- _Goal_
Your task is to locate every line holding the string "React" and to copy each of them.

- _Data lines_

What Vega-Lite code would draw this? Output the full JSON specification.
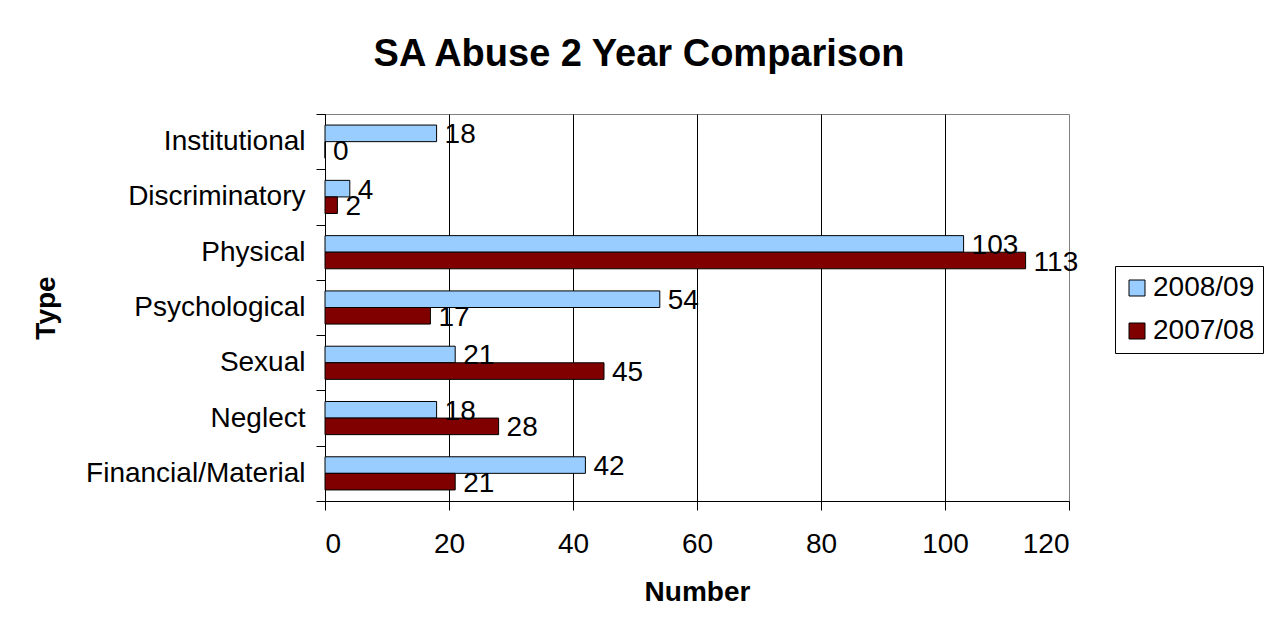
{
  "$schema": "https://vega.github.io/schema/vega-lite/v6.json",
  "autosize": {"type": "none"},
  "width": 744,
  "height": 387,
  "padding": {"left": 325, "top": 114, "right": 209, "bottom": 135},
  "background": "white",
  "title": {
    "text": "SA Abuse 2 Year Comparison",
    "fontSize": 38,
    "fontWeight": "bold",
    "font": "Liberation Sans",
    "color": "black",
    "anchor": "middle",
    "frame": "group",
    "dx": -58,
    "offset": 26
  },
  "data": {
    "values": [
      {"type": "Institutional", "year": "2008/09", "value": 18},
      {"type": "Institutional", "year": "2007/08", "value": 0},
      {"type": "Discriminatory", "year": "2008/09", "value": 4},
      {"type": "Discriminatory", "year": "2007/08", "value": 2},
      {"type": "Physical", "year": "2008/09", "value": 103},
      {"type": "Physical", "year": "2007/08", "value": 113},
      {"type": "Psychological", "year": "2008/09", "value": 54},
      {"type": "Psychological", "year": "2007/08", "value": 17},
      {"type": "Sexual", "year": "2008/09", "value": 21},
      {"type": "Sexual", "year": "2007/08", "value": 45},
      {"type": "Neglect", "year": "2008/09", "value": 18},
      {"type": "Neglect", "year": "2007/08", "value": 28},
      {"type": "Financial/Material", "year": "2008/09", "value": 42},
      {"type": "Financial/Material", "year": "2007/08", "value": 21}
    ]
  },
  "encoding": {
    "y": {
      "field": "type",
      "type": "nominal",
      "sort": ["Institutional", "Discriminatory", "Physical", "Psychological", "Sexual", "Neglect", "Financial/Material"],
      "scale": {"paddingInner": 0, "paddingOuter": 0},
      "axis": {
        "title": "Type",
        "tickBand": "extent",
        "tickSize": 9,
        "labelPadding": 11,
        "labelLimit": 0,
        "labelFontSize": 28,
        "titleFontSize": 28,
        "titleFontWeight": "bold",
        "titlePadding": 65,
        "grid": false
      }
    },
    "yOffset": {
      "field": "year",
      "type": "nominal",
      "sort": ["2008/09", "2007/08"],
      "scale": {"paddingInner": 0, "paddingOuter": 0.667}
    },
    "x": {
      "field": "value",
      "type": "quantitative",
      "scale": {"domain": [0, 120], "nice": false},
      "axis": {
        "title": "Number",
        "values": [0, 20, 40, 60, 80, 100, 120],
        "tickSize": 9,
        "labelPadding": 20,
        "labelFontSize": 28,
        "titleFontSize": 28,
        "titleFontWeight": "bold",
        "titlePadding": 20,
        "grid": true,
        "gridColor": {"condition": {"test": "datum.value === 120", "value": "#808080"}, "value": "black"},
        "gridOpacity": 1,
        "gridWidth": 1
      }
    }
  },
  "layer": [
    {
      "mark": {"type": "bar", "stroke": "black", "strokeWidth": 1},
      "encoding": {
        "color": {
          "field": "year",
          "type": "nominal",
          "scale": {"domain": ["2008/09", "2007/08"], "range": ["#99CCFF", "#800000"]},
          "legend": {
            "title": null,
            "orient": "none",
            "legendX": 790,
            "legendY": 152,
            "symbolType": "square",
            "symbolSize": 256,
            "symbolStrokeColor": "black",
            "symbolStrokeWidth": 1,
            "labelFontSize": 28,
            "labelOffset": 2,
            "rowPadding": 15,
            "padding": 8,
            "strokeColor": "black",
            "fillColor": "white"
          }
        }
      }
    },
    {
      "mark": {"type": "text", "align": "left", "baseline": "middle", "dx": 8, "dy": 2, "fontSize": 28, "color": "black"},
      "encoding": {
        "text": {"field": "value", "type": "quantitative"}
      }
    }
  ],
  "config": {
    "font": "Liberation Sans",
    "view": {"stroke": "#808080", "strokeWidth": 1},
    "axis": {
      "domainColor": "black",
      "tickColor": "black",
      "labelColor": "black",
      "titleColor": "black",
      "labelFont": "Liberation Sans",
      "titleFont": "Liberation Sans"
    },
    "legend": {"labelColor": "black", "labelFont": "Liberation Sans"}
  }
}
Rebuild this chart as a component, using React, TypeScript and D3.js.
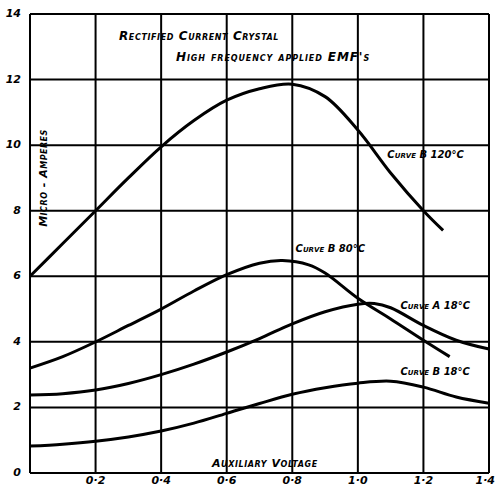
import React from "react";
import * as d3 from "d3";

// auxiliary voltage readings (volts)
const voltsB120 = [0, 0.1, 0.2, 0.3, 0.4, 0.5, 0.6, 0.7, 0.8, 0.9, 1.0, 1.1, 1.2, 1.26];
const ampsB120 = [6.0, 7.0, 8.0, 9.0, 9.95, 10.75, 11.37, 11.72, 11.86, 11.48, 10.46, 9.15, 8.0, 7.4];

const voltsB80 = [0, 0.1, 0.2, 0.3, 0.4, 0.5, 0.6, 0.7, 0.77, 0.85, 0.9, 1.0, 1.1, 1.2, 1.28];
const ampsB80 = [3.2, 3.55, 4.0, 4.5, 5.0, 5.55, 6.05, 6.4, 6.48, 6.35, 6.1, 5.33, 4.7, 4.05, 3.55];

const voltsA18 = [0, 0.1, 0.2, 0.3, 0.4, 0.5, 0.6, 0.7, 0.8, 0.9, 1.0, 1.05, 1.1, 1.2, 1.3, 1.4];
const ampsA18 = [2.38, 2.42, 2.53, 2.73, 3.0, 3.32, 3.69, 4.1, 4.55, 4.92, 5.15, 5.17, 5.04, 4.5, 4.05, 3.78];

const voltsB18 = [0, 0.1, 0.2, 0.3, 0.4, 0.5, 0.6, 0.7, 0.8, 0.9, 1.0, 1.1, 1.2, 1.3, 1.4];
const ampsB18 = [0.82, 0.88, 0.97, 1.1, 1.28, 1.52, 1.82, 2.12, 2.4, 2.6, 2.74, 2.8, 2.62, 2.32, 2.13];

const curveNames = ["Curve B 120°C", "Curve B 80°C", "Curve A 18°C", "Curve B 18°C"];

const xTicks = [0.2, 0.4, 0.6, 0.8, 1.0, 1.2, 1.4];
const xTickLabels = ["0·2", "0·4", "0·6", "0·8", "1·0", "1·2", "1·4"];
const yTicks = [0, 2, 4, 6, 8, 10, 12, 14];

const W = 496,
	H = 488;
const left = 30,
	right = 489,
	top = 14,
	bottom = 473;

const font = "'DejaVu Sans', sans-serif";

const App = () => {
	const x = d3.scaleLinear().domain([0, 1.4]).range([left, right]);
	const y = d3.scaleLinear().domain([0, 14]).range([bottom, top]);

	const line = d3
		.line<[number, number]>()
		.x((d) => x(d[0]))
		.y((d) => y(d[1]))
		.curve(d3.curveCatmullRom.alpha(0.5));

	const series = [
		[voltsB120, ampsB120],
		[voltsB80, ampsB80],
		[voltsA18, ampsA18],
		[voltsB18, ampsB18],
	].map(([vs, as]) => vs.map((v, i) => [v, as[i]] as [number, number]));

	// where each curve name sits (data units)
	const namePos: [number, number][] = [
		[1.09, 9.6],
		[0.81, 6.75],
		[1.13, 5.0],
		[1.13, 2.98],
	];

	const textStyle = {
		fontFamily: font,
		fontStyle: "italic",
		fontWeight: "bold",
		fontVariant: "small-caps",
	} as React.CSSProperties;

	return (
		<svg
			width={W}
			height={H}
			style={{ position: "absolute", left: 0, top: 0, background: "#fff" }}
		>
			<g stroke="#000" strokeWidth={2}>
				{yTicks.map((t) => (
					<line key={"h" + t} x1={left} x2={right} y1={y(t)} y2={y(t)} />
				))}
				{[0, ...xTicks].map((t) => (
					<line key={"v" + t} x1={x(t)} x2={x(t)} y1={top} y2={bottom} />
				))}
			</g>

			<g fill="#000" style={textStyle} fontSize={11}>
				{yTicks.map((t) => (
					<text key={"yl" + t} x={21} y={y(t) + 3} textAnchor="end">
						{t}
					</text>
				))}
				{xTicks.map((t, i) => {
					const last = i === xTicks.length - 1;
					return (
						<text
							key={"xl" + t}
							x={last ? W - 1 : x(t)}
							y={484}
							textAnchor={last ? "end" : "middle"}
						>
							{xTickLabels[i]}
						</text>
					);
				})}
			</g>

			<g fill="none" stroke="#000" strokeWidth={3}>
				{series.map((s, i) => (
					<path key={i} d={line(s) || ""} />
				))}
			</g>

			<g fill="#000" style={textStyle}>
				<text x={119} y={40} fontSize={12} letterSpacing={0.6}>
					Rectified Current Crystal
				</text>
				<text x={176} y={61} fontSize={12} letterSpacing={0.9}>
					High frequency applied EMF's
				</text>
				<text x={212} y={467} fontSize={11} letterSpacing={0.6}>
					Auxiliary Voltage
				</text>
				<text
					transform="translate(47,178) rotate(-90)"
					textAnchor="middle"
					fontSize={11}
					letterSpacing={0.5}
				>
					Micro - Amperes
				</text>
				{curveNames.map((n, i) => (
					<text key={n} x={x(namePos[i][0])} y={y(namePos[i][1])} fontSize={10}>
						{n}
					</text>
				))}
			</g>
		</svg>
	);
};

export default App;
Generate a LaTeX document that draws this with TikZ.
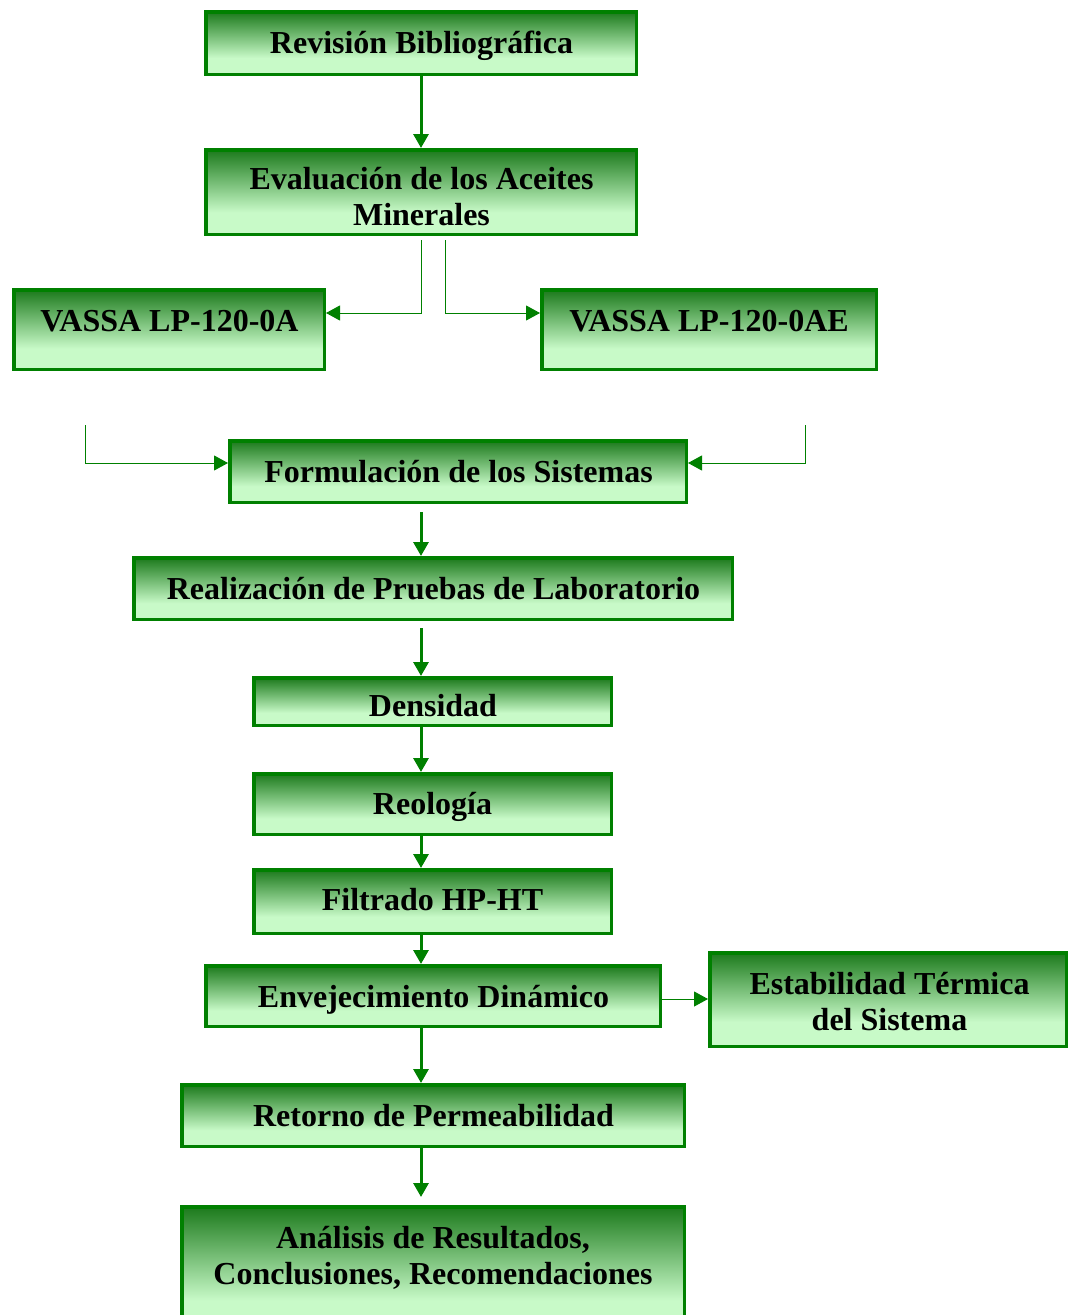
\documentclass[tikz,border=0pt]{standalone}
\usepackage{fontspec}
\setmainfont{Liberation Serif}
\usetikzlibrary{arrows.meta,calc}
\definecolor{bordergreen}{RGB}{0,128,0}
\definecolor{darkg}{RGB}{28,122,28}
\definecolor{lightg}{RGB}{200,250,200}
\pgfdeclareverticalshading{boxshade}{100bp}{color(0bp)=(lightg); color(25bp)=(lightg); color(38bp)=(lightg); color(75bp)=(darkg); color(100bp)=(darkg)}
\begin{document}
\begin{tikzpicture}[x=1pt,y=-1pt,
  box/.style={draw=bordergreen, line width=3.5pt, shading=boxshade, inner sep=0pt},
  txt/.style={font=\bfseries\fontsize{32}{36}\selectfont, align=center, inner sep=0pt, anchor=base},
  tarr/.style={draw=bordergreen, line width=3pt, -{Triangle[length=14pt,width=15pt]}},
  narr/.style={draw=bordergreen, line width=1pt, -{Triangle[length=14pt,width=15pt]}}]
\useasboundingbox (0,0) rectangle (1069,1315);
% boxes
\node[box, minimum width=430.5pt, minimum height=62.5pt] (b1) at (421,43) {};
\node[box, minimum width=430.5pt, minimum height=84.5pt] (b2) at (421,192) {};
\node[box, minimum width=310.5pt, minimum height=79.5pt] (b3) at (169,329.5) {};
\node[box, minimum width=334.5pt, minimum height=79.5pt] (b4) at (709,329.5) {};
\node[box, minimum width=456.5pt, minimum height=61.5pt] (b5) at (458,471.5) {};
\node[box, minimum width=598.5pt, minimum height=61.5pt] (b6) at (433,588.5) {};
\node[box, minimum width=357.5pt, minimum height=47.5pt] (b7) at (432.5,701.5) {};
\node[box, minimum width=357.5pt, minimum height=60.5pt] (b8) at (432.5,804) {};
\node[box, minimum width=357.5pt, minimum height=63.5pt] (b9) at (432.5,901.5) {};
\node[box, minimum width=454.5pt, minimum height=60.5pt] (b10) at (433,996) {};
\node[box, minimum width=356.5pt, minimum height=93.5pt] (b11) at (888,999.5) {};
\node[box, minimum width=502.5pt, minimum height=61.5pt] (b12) at (433,1115.5) {};
\node[box, minimum width=502.5pt, minimum height=126.5pt] (b13) at (433,1270) {};
% texts
\node[txt] (t1) at (421.5,53.5) {Revisión Bibliográfica};
\node[txt] (t2) at (421.5,225.5) {Evaluación de los Aceites\\Minerales};
\node[txt] (t3) at (169.5,331.5) {VASSA LP-120-0A};
\node[txt] (t4) at (709,331.5) {VASSA LP-120-0AE};
\node[txt] (t5) at (458.5,482.5) {Formulación de los Sistemas};
\node[txt] (t6) at (433.5,599.5) {Realización de Pruebas de Laboratorio};
\node[txt] (t7) at (433,716.5) {Densidad};
\node[txt] (t8) at (432.5,814.5) {Reología};
\node[txt] (t9) at (432.5,910.5) {Filtrado HP-HT};
\node[txt] (t10) at (433.5,1007.5) {Envejecimiento Dinámico};
\node[txt] (t11) at (889.5,1030.5) {Estabilidad Térmica\\del Sistema};
\node[txt] (t12) at (433.5,1126.5) {Retorno de Permeabilidad};
\node[txt] (t13) at (433,1284.5) {Análisis de Resultados,\\Conclusiones, Recomendaciones};
% connectors
\draw[tarr] (b1.south) -- (b2.north);
\coordinate (sA) at ($(b2.south)+(0,4)$);
\coordinate (sB) at ($(b2.south)+(24,4)$);
\draw[narr] (sA) |- ($(b3.east)+(0,-16.5)$);
\draw[narr] (sB) |- ($(b4.west)+(0,-16.5)$);
\coordinate (c1) at (85,425);
\coordinate (c2) at (805,425);
\draw[narr] (c1) |- ($(b5.west)+(0,-8.5)$);
\draw[narr] (c2) |- ($(b5.east)+(0,-8.5)$);
\coordinate (s5) at ($(b5.south)+(-37,8)$);
\draw[tarr] (s5) -- (s5 |- b6.north);
\coordinate (s6) at ($(b6.south)+(-12,7)$);
\draw[tarr] (s6) -- (s6 |- b7.north);
\coordinate (s7) at ($(b7.south)+(-11.5,0)$);
\draw[tarr] (s7) -- (s7 |- b8.north);
\coordinate (s8) at ($(b8.south)+(-11.5,0)$);
\draw[tarr] (s8) -- (s8 |- b9.north);
\coordinate (s9) at ($(b9.south)+(-11.5,0)$);
\draw[tarr] (s9) -- (s9 |- b10.north);
\coordinate (s10) at ($(b10.east)+(0,3)$);
\draw[narr] (s10) -- (s10 -| b11.west);
\coordinate (s10b) at ($(b10.south)+(-12,0)$);
\draw[tarr] (s10b) -- (s10b |- b12.north);
\coordinate (s12) at ($(b12.south)+(-12,0)$);
\coordinate (e13) at ($(b13.north)+(-12,-8)$);
\draw[tarr] (s12) -- (e13);
\end{tikzpicture}
\end{document}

- _Solution to this problem_
Rebuild this chart as a component, using React, TypeScript and D3.js.
import React from "react";
	} as React.CSSProperties;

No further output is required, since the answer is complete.